Written exercise: Without the pictures, write out all the lines below exactly as they appear.
........
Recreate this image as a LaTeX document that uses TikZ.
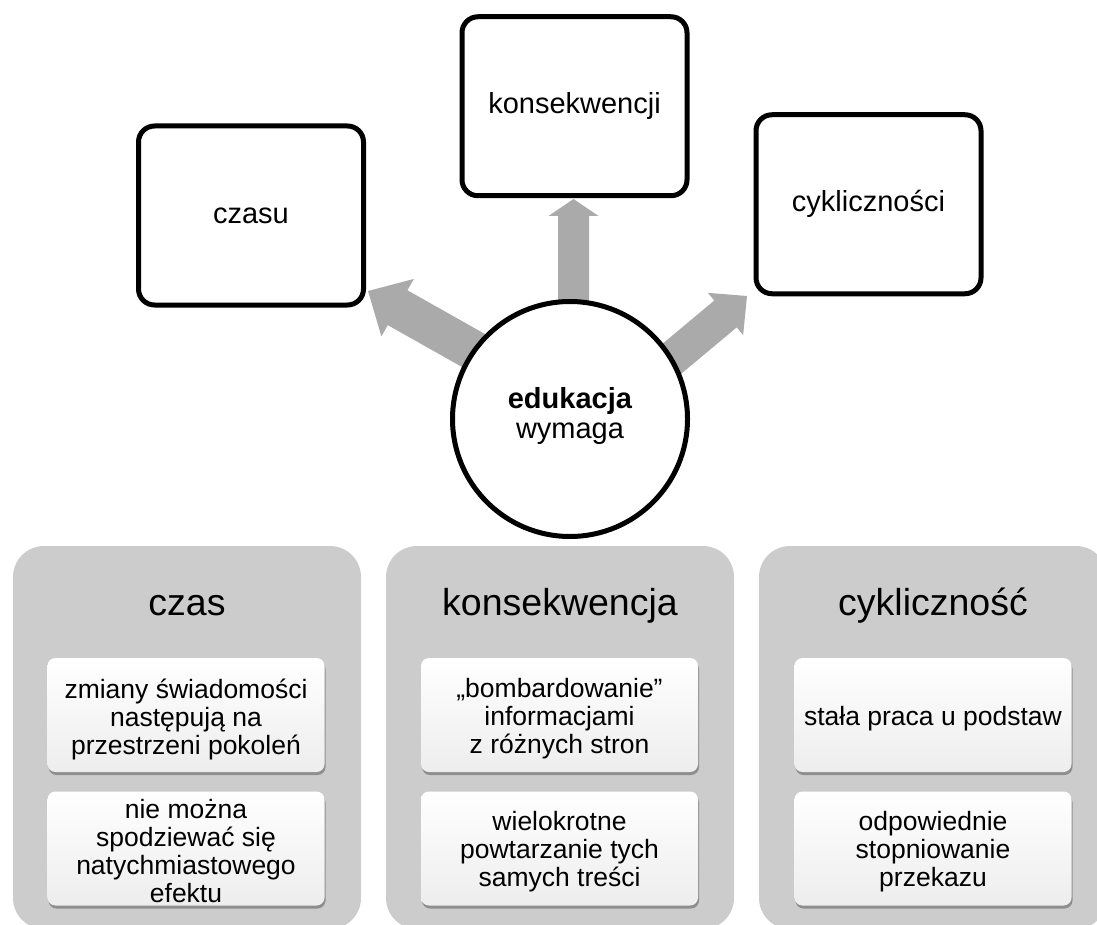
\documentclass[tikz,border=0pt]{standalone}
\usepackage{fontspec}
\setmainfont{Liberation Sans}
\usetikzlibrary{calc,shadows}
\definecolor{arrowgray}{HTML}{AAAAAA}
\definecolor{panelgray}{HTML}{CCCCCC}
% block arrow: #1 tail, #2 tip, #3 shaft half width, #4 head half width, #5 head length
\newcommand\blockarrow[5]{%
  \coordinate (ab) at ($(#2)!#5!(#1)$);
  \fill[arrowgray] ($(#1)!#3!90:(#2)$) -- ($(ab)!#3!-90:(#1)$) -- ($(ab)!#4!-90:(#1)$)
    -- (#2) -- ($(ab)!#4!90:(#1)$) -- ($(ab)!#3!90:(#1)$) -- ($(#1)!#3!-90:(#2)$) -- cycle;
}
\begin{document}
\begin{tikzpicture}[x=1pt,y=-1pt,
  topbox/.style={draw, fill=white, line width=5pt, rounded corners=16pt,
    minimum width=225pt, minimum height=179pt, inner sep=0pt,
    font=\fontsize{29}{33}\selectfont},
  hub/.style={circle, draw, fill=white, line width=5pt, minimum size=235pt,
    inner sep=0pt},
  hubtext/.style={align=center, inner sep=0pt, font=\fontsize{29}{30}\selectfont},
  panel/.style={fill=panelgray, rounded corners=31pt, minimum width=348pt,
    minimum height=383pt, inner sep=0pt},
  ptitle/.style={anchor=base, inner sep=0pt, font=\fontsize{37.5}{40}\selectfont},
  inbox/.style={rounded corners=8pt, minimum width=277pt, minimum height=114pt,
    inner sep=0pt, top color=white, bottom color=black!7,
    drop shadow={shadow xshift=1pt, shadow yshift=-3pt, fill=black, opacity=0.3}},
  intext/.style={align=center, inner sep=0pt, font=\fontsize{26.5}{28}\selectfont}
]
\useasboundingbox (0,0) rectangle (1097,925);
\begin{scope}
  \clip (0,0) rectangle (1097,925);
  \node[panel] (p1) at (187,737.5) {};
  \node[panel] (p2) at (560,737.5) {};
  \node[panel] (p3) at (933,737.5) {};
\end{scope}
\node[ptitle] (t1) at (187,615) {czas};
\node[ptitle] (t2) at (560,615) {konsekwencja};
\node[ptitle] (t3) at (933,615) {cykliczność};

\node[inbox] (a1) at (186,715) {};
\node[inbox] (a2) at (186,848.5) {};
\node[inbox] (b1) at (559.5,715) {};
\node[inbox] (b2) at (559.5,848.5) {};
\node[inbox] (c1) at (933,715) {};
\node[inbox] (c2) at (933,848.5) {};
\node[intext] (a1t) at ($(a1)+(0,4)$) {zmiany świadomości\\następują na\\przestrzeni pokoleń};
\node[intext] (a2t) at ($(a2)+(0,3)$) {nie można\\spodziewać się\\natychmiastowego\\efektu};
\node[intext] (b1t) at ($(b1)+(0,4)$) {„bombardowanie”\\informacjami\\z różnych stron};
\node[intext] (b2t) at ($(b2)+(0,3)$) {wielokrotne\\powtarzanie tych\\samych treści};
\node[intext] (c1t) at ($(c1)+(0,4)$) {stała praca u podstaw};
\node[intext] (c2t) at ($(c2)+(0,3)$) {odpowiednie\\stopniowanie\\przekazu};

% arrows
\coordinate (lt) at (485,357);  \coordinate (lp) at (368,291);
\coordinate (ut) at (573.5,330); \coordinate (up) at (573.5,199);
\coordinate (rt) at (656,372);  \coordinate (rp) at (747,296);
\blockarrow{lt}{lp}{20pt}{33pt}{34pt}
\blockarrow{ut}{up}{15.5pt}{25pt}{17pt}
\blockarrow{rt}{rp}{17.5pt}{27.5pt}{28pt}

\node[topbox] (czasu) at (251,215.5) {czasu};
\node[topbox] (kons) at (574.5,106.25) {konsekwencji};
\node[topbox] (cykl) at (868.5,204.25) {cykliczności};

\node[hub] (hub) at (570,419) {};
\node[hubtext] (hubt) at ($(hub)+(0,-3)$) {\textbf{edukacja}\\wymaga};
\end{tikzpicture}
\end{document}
........
The completed task:
Recreate this image as a LaTeX document that uses TikZ.
\documentclass[tikz,border=0pt]{standalone}
\usepackage{fontspec}
\setmainfont{Liberation Sans}
\usetikzlibrary{calc,shadows}
\definecolor{arrowgray}{HTML}{AAAAAA}
\definecolor{panelgray}{HTML}{CCCCCC}
% block arrow: #1 tail, #2 tip, #3 shaft half width, #4 head half width, #5 head length
\newcommand\blockarrow[5]{%
  \coordinate (ab) at ($(#2)!#5!(#1)$);
  \fill[arrowgray] ($(#1)!#3!90:(#2)$) -- ($(ab)!#3!-90:(#1)$) -- ($(ab)!#4!-90:(#1)$)
    -- (#2) -- ($(ab)!#4!90:(#1)$) -- ($(ab)!#3!90:(#1)$) -- ($(#1)!#3!-90:(#2)$) -- cycle;
}
\begin{document}
\begin{tikzpicture}[x=1pt,y=-1pt,
  topbox/.style={draw, fill=white, line width=5pt, rounded corners=16pt,
    minimum width=225pt, minimum height=179pt, inner sep=0pt,
    font=\fontsize{29}{33}\selectfont},
  hub/.style={circle, draw, fill=white, line width=5pt, minimum size=235pt,
    inner sep=0pt},
  hubtext/.style={align=center, inner sep=0pt, font=\fontsize{29}{30}\selectfont},
  panel/.style={fill=panelgray, rounded corners=31pt, minimum width=348pt,
    minimum height=383pt, inner sep=0pt},
  ptitle/.style={anchor=base, inner sep=0pt, font=\fontsize{37.5}{40}\selectfont},
  inbox/.style={rounded corners=8pt, minimum width=277pt, minimum height=114pt,
    inner sep=0pt, top color=white, bottom color=black!7,
    drop shadow={shadow xshift=1pt, shadow yshift=-3pt, fill=black, opacity=0.3}},
  intext/.style={align=center, inner sep=0pt, font=\fontsize{26.5}{28}\selectfont}
]
\useasboundingbox (0,0) rectangle (1097,925);
\begin{scope}
  \clip (0,0) rectangle (1097,925);
  \node[panel] (p1) at (187,737.5) {};
  \node[panel] (p2) at (560,737.5) {};
  \node[panel] (p3) at (933,737.5) {};
\end{scope}
\node[ptitle] (t1) at (187,615) {czas};
\node[ptitle] (t2) at (560,615) {konsekwencja};
\node[ptitle] (t3) at (933,615) {cykliczność};

\node[inbox] (a1) at (186,715) {};
\node[inbox] (a2) at (186,848.5) {};
\node[inbox] (b1) at (559.5,715) {};
\node[inbox] (b2) at (559.5,848.5) {};
\node[inbox] (c1) at (933,715) {};
\node[inbox] (c2) at (933,848.5) {};
\node[intext] (a1t) at ($(a1)+(0,4)$) {zmiany świadomości\\następują na\\przestrzeni pokoleń};
\node[intext] (a2t) at ($(a2)+(0,3)$) {nie można\\spodziewać się\\natychmiastowego\\efektu};
\node[intext] (b1t) at ($(b1)+(0,4)$) {„bombardowanie”\\informacjami\\z różnych stron};
\node[intext] (b2t) at ($(b2)+(0,3)$) {wielokrotne\\powtarzanie tych\\samych treści};
\node[intext] (c1t) at ($(c1)+(0,4)$) {stała praca u podstaw};
\node[intext] (c2t) at ($(c2)+(0,3)$) {odpowiednie\\stopniowanie\\przekazu};

% arrows
\coordinate (lt) at (485,357);  \coordinate (lp) at (368,291);
\coordinate (ut) at (573.5,330); \coordinate (up) at (573.5,199);
\coordinate (rt) at (656,372);  \coordinate (rp) at (747,296);
\blockarrow{lt}{lp}{20pt}{33pt}{34pt}
\blockarrow{ut}{up}{15.5pt}{25pt}{17pt}
\blockarrow{rt}{rp}{17.5pt}{27.5pt}{28pt}

\node[topbox] (czasu) at (251,215.5) {czasu};
\node[topbox] (kons) at (574.5,106.25) {konsekwencji};
\node[topbox] (cykl) at (868.5,204.25) {cykliczności};

\node[hub] (hub) at (570,419) {};
\node[hubtext] (hubt) at ($(hub)+(0,-3)$) {\textbf{edukacja}\\wymaga};
\end{tikzpicture}
\end{document}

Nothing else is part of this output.